For the next 48 hours:

  • Cancel or shorten any meeting without a clear decision needed
  • Choose two outcomes only (e.g., “Fix the landing page” and “Send the email”)
  • Put everything else into a dated queue

Most teams won’t do this because it feels “unprofessional”. I disagree. What’s unprofessional is pretending you can do ten things at once and delivering none of them well.

Step 3: Make it safe to tell the truth about capacity

42.5% of marketers say they wouldn’t talk to their manager or business about mental health (Marketing Week Career & Salary Survey 2026). Even if your business is small, silence shows up as missed deadlines, sick days, and churn.

A practical script leaders can use:

“If we keep everything as a priority, nothing is. Tell me what you can deliver this week without overtime. Then we’ll choose what to drop.”
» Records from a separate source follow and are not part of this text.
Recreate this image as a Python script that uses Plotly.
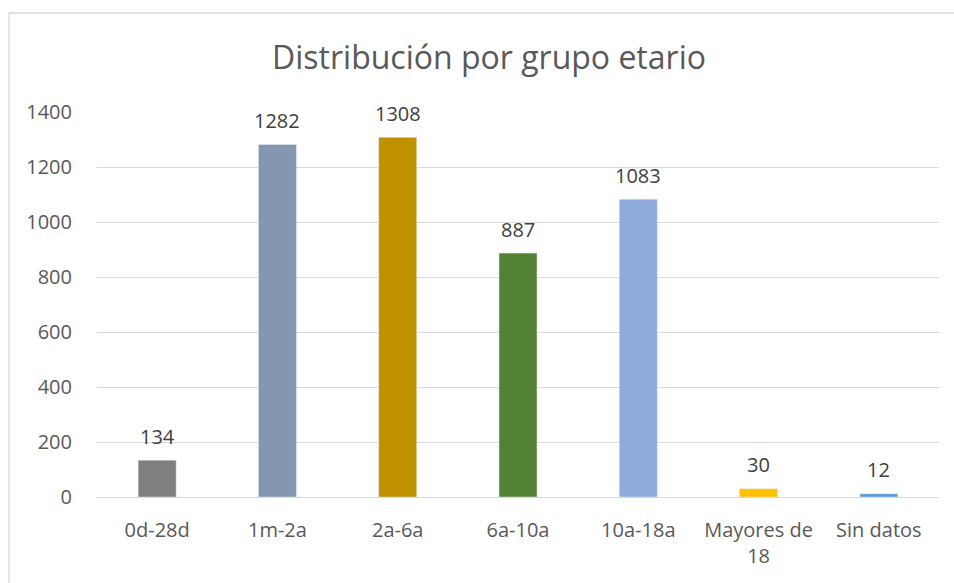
import plotly.graph_objects as go

categories = ["0d-28d", "1m-2a", "2a-6a", "6a-10a", "10a-18a", "Mayores de<br>18", "Sin datos"]
values = [134, 1282, 1308, 887, 1083, 30, 12]
colors = ["#7f7f7f", "#8497b0", "#bf9000", "#548235", "#8faadc", "#ffc000", "#5b9bd5"]
y_ticks = [0, 200, 400, 600, 800, 1000, 1200, 1400]

FONT = "Open Sans"
W, H = 954, 583
L, R, T, B = 97, 15, 112, 86
pw, ph = W - L - R, H - T - B

fig = go.Figure(go.Bar(
    x=categories, y=values, marker_color=colors, width=0.316,
    hoverinfo="x+y",
))

for c, v in zip(categories, values):
    fig.add_annotation(x=c, y=v, text=str(v), showarrow=False, yanchor="middle",
                       yshift=24, font=dict(family=FONT, size=20, color="#404040"))

# chart border (pixel-based, converted to paper coords)
fig.add_shape(type="rect", xref="paper", yref="paper",
              x0=(9 - L) / pw, x1=(W + 10 - L) / pw,
              y0=(H - B - (H + 10)) / ph, y1=(H - B - 13) / ph,
              line=dict(color="#d9d9d9", width=1.3), fillcolor="rgba(0,0,0,0)", layer="below")

fig.update_layout(
    width=W, height=H,
    margin=dict(l=L, r=R, t=T, b=B, autoexpand=False),
    paper_bgcolor="white", plot_bgcolor="white",
    showlegend=False,
    title=dict(text="Distribución por grupo etario", x=489 / W, xanchor="center",
               y=1 - 58 / H, yanchor="middle",
               font=dict(family=FONT, size=32, color="#595959")),
    font=dict(family=FONT, color="#595959", size=20),
    xaxis=dict(showgrid=False, showline=False, ticks="", ticklabelstandoff=19,
               tickfont=dict(family=FONT, size=20, color="#595959")),
    yaxis=dict(range=[0, 1400], tickvals=y_ticks, showgrid=True, gridcolor="#d9d9d9", gridwidth=1.3,
               zeroline=True, zerolinecolor="#d9d9d9", zerolinewidth=1.3, showline=False,
               ticks="", ticklabelstandoff=24, tickfont=dict(family=FONT, size=20, color="#595959")),
)

fig.write_html("out.html", config={"displayModeBar": False},
               post_script="document.body.style.margin='0';document.body.style.overflow='hidden';")
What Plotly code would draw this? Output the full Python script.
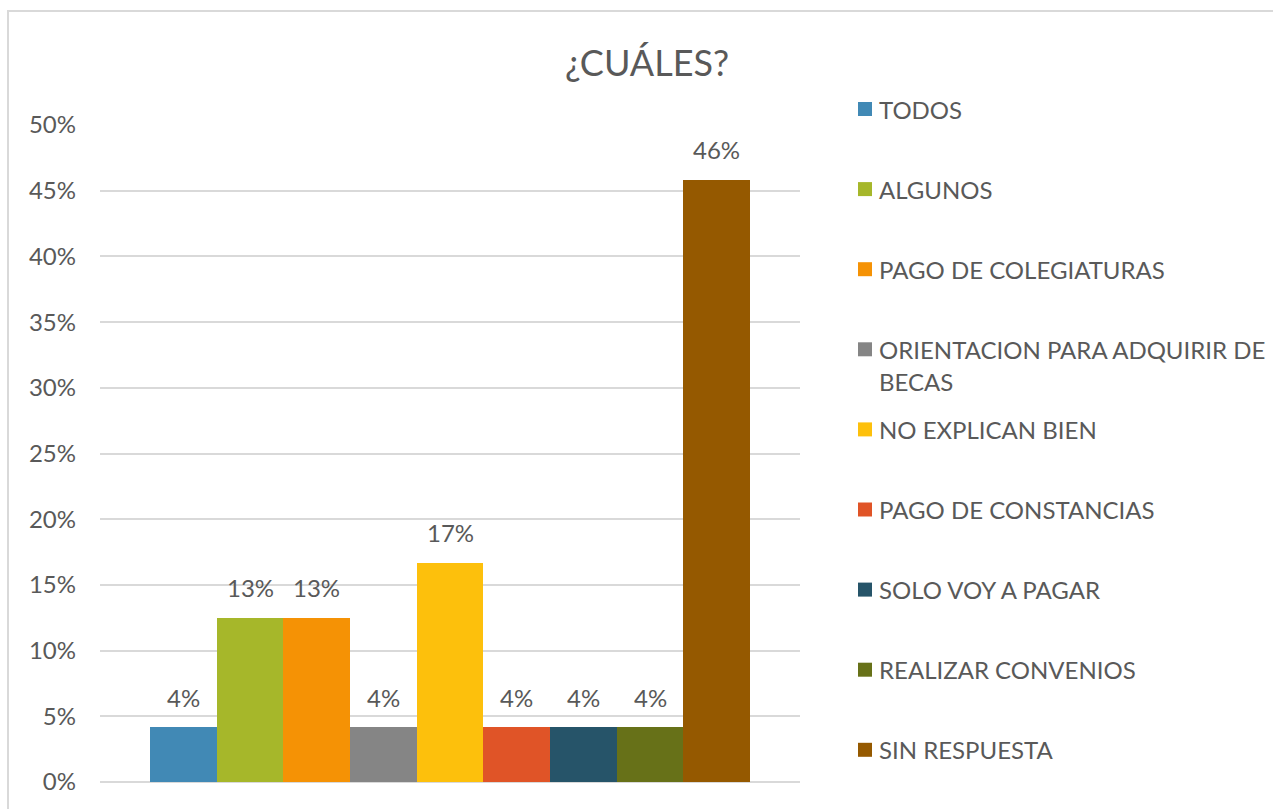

That sentence alone changes the culture.

What small business leaders should change this quarter

If you manage a small business (or you’re the accidental marketing manager), these are the highest-impact changes I’d push for in Q1–Q2 2026:

  • Reduce the number of active channels to the ones that actually create leads
  • Define “done” for content and campaigns (publish > perfect)
  • Set explicit service levels (reply times, handover rules) so marketing isn’t always firefighting
  • Protect one deep-work block per week for the person doing marketing
  • Report fewer metrics, more consistently—it builds credibility and trust

Burnout isn’t solved by another tool. It’s solved by boundaries you can defend.

Where this leaves governance, trust, and sustainable growth

When marketers are scared, they don’t experiment, they don’t challenge unrealistic targets, and they don’t surface risks early. That’s how organisations end up with poor decisions and brittle reputations—exactly the opposite of what good governance is meant to deliver.

The reality? A calmer marketing system is usually a more profitable one. Fewer channels, clearer measurement, and repeatable routines create momentum without breaking people.

What would change in your business if marketing success was judged not only by lead volume—but by how sustainably you can produce it, month after month, without crisis mode?